Exercise description —
Restate the whole listing word for word. Pictures are left out.
☆ ☆ ☆
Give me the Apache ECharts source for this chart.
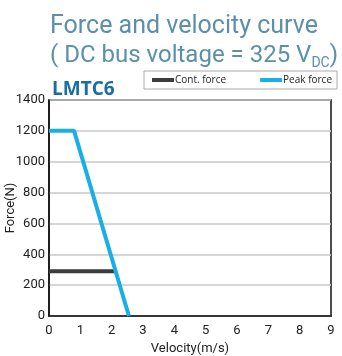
<!DOCTYPE html>
<html><head><meta charset="utf-8">
<script src="https://cdn.jsdelivr.net/npm/echarts@6/dist/echarts.min.js"></script>
<style>html,body{margin:0;padding:0;background:#fff}#c{width:342px;height:356px}</style>
</head><body><div id="c"></div>
<script>
const xTicks = [0,1,2,3,4,5,6,7,8,9];
const yTicks = [0,200,400,600,800,1000,1200,1400];
const contForce = [[0,290],[2.1,290]];
const peakForce = [[0,1200],[0.8,1200],[2.55,0]];
const seriesNames = ['Cont. force','Peak force'];

const chart = echarts.init(document.getElementById('c'));
chart.setOption({
  animation:false,
  backgroundColor:'#fff',
  title:[{
    text:'{a|Force and velocity curve}\n{b|( DC bus voltage = 325 V}{s|DC}{b|)}',
    left:45, top:7,
    textStyle:{fontWeight:'normal',rich:{
      a:{fontFamily:'Roboto',fontWeight:'normal',fontSize:25,color:'#5b8fab',lineHeight:29},
      b:{fontFamily:'Roboto',fontWeight:'normal',fontSize:24,color:'#5b8fab',lineHeight:29},
      s:{fontFamily:'Roboto',fontWeight:'normal',fontSize:14,color:'#5b8fab',lineHeight:29,verticalAlign:'bottom',padding:[8,0,0,0]}
    }}
  },{
    text:'LMTC6', left:47, top:75,
    textStyle:{fontFamily:'Open Sans',fontWeight:'bold',fontSize:19,color:'#1b6ea2'}
  }],
  legend:{
    data:seriesNames, left:144, top:71, width:188,
    borderColor:'#aaa', borderWidth:1, padding:[4,5,4,8], itemGap:34,
    icon:'rect', itemWidth:22, itemHeight:4,
    textStyle:{fontFamily:'Open Sans',fontSize:10,color:'#222',padding:[0,0,0,-4]}
  },
  grid:{left:49,right:11,top:100,bottom:40,containLabel:false,outerBoundsMode:'none',show:true,borderColor:'#111',borderWidth:1.5},
  xAxis:{
    type:'value', min:xTicks[0], max:xTicks[xTicks.length-1], interval:1,
    name:'Velocity(m/s)', nameLocation:'middle', nameGap:26, nameMoveOverlap:false,
    nameTextStyle:{fontFamily:'Roboto',fontSize:13,color:'#222'},
    axisLine:{show:true,lineStyle:{color:'#111',width:1.5}},
    axisTick:{show:false}, splitLine:{show:false},
    axisLabel:{fontFamily:'Roboto',fontSize:13,color:'#222',margin:8}
  },
  yAxis:{
    type:'value', min:yTicks[0], max:yTicks[yTicks.length-1], interval:200,
    name:'Force(N)', nameLocation:'middle', nameGap:32, nameMoveOverlap:false,
    nameTextStyle:{fontFamily:'Roboto',fontSize:13,color:'#222'},
    axisLine:{show:true,lineStyle:{color:'#111',width:1.5}},
    axisTick:{show:false},
    splitLine:{show:true,lineStyle:{color:'#c8c8c8',width:1.5}},
    axisLabel:{fontFamily:'Roboto',fontSize:13,color:'#222',margin:4,formatter:v=>String(v)}
  },
  series:[
    {name:seriesNames[0],type:'line',data:contForce,showSymbol:false,symbol:'none',
     lineStyle:{color:'#3c3c3c',width:4},itemStyle:{color:'#3c3c3c'}},
    {name:seriesNames[1],type:'line',data:peakForce,showSymbol:false,symbol:'none',
     lineStyle:{color:'#1aaee6',width:4},itemStyle:{color:'#1aaee6'}}
  ]
});
</script></body></html>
☆ ☆ ☆
Final result —
Give me the Apache ECharts source for this chart.
<!DOCTYPE html>
<html><head><meta charset="utf-8">
<script src="https://cdn.jsdelivr.net/npm/echarts@6/dist/echarts.min.js"></script>
<style>html,body{margin:0;padding:0;background:#fff}#c{width:342px;height:356px}</style>
</head><body><div id="c"></div>
<script>
const xTicks = [0,1,2,3,4,5,6,7,8,9];
const yTicks = [0,200,400,600,800,1000,1200,1400];
const contForce = [[0,290],[2.1,290]];
const peakForce = [[0,1200],[0.8,1200],[2.55,0]];
const seriesNames = ['Cont. force','Peak force'];

const chart = echarts.init(document.getElementById('c'));
chart.setOption({
  animation:false,
  backgroundColor:'#fff',
  title:[{
    text:'{a|Force and velocity curve}\n{b|( DC bus voltage = 325 V}{s|DC}{b|)}',
    left:45, top:7,
    textStyle:{fontWeight:'normal',rich:{
      a:{fontFamily:'Roboto',fontWeight:'normal',fontSize:25,color:'#5b8fab',lineHeight:29},
      b:{fontFamily:'Roboto',fontWeight:'normal',fontSize:24,color:'#5b8fab',lineHeight:29},
      s:{fontFamily:'Roboto',fontWeight:'normal',fontSize:14,color:'#5b8fab',lineHeight:29,verticalAlign:'bottom',padding:[8,0,0,0]}
    }}
  },{
    text:'LMTC6', left:47, top:75,
    textStyle:{fontFamily:'Open Sans',fontWeight:'bold',fontSize:19,color:'#1b6ea2'}
  }],
  legend:{
    data:seriesNames, left:144, top:71, width:188,
    borderColor:'#aaa', borderWidth:1, padding:[4,5,4,8], itemGap:34,
    icon:'rect', itemWidth:22, itemHeight:4,
    textStyle:{fontFamily:'Open Sans',fontSize:10,color:'#222',padding:[0,0,0,-4]}
  },
  grid:{left:49,right:11,top:100,bottom:40,containLabel:false,outerBoundsMode:'none',show:true,borderColor:'#111',borderWidth:1.5},
  xAxis:{
    type:'value', min:xTicks[0], max:xTicks[xTicks.length-1], interval:1,
    name:'Velocity(m/s)', nameLocation:'middle', nameGap:26, nameMoveOverlap:false,
    nameTextStyle:{fontFamily:'Roboto',fontSize:13,color:'#222'},
    axisLine:{show:true,lineStyle:{color:'#111',width:1.5}},
    axisTick:{show:false}, splitLine:{show:false},
    axisLabel:{fontFamily:'Roboto',fontSize:13,color:'#222',margin:8}
  },
  yAxis:{
    type:'value', min:yTicks[0], max:yTicks[yTicks.length-1], interval:200,
    name:'Force(N)', nameLocation:'middle', nameGap:32, nameMoveOverlap:false,
    nameTextStyle:{fontFamily:'Roboto',fontSize:13,color:'#222'},
    axisLine:{show:true,lineStyle:{color:'#111',width:1.5}},
    axisTick:{show:false},
    splitLine:{show:true,lineStyle:{color:'#c8c8c8',width:1.5}},
    axisLabel:{fontFamily:'Roboto',fontSize:13,color:'#222',margin:4,formatter:v=>String(v)}
  },
  series:[
    {name:seriesNames[0],type:'line',data:contForce,showSymbol:false,symbol:'none',
     lineStyle:{color:'#3c3c3c',width:4},itemStyle:{color:'#3c3c3c'}},
    {name:seriesNames[1],type:'line',data:peakForce,showSymbol:false,symbol:'none',
     lineStyle:{color:'#1aaee6',width:4},itemStyle:{color:'#1aaee6'}}
  ]
});
</script></body></html>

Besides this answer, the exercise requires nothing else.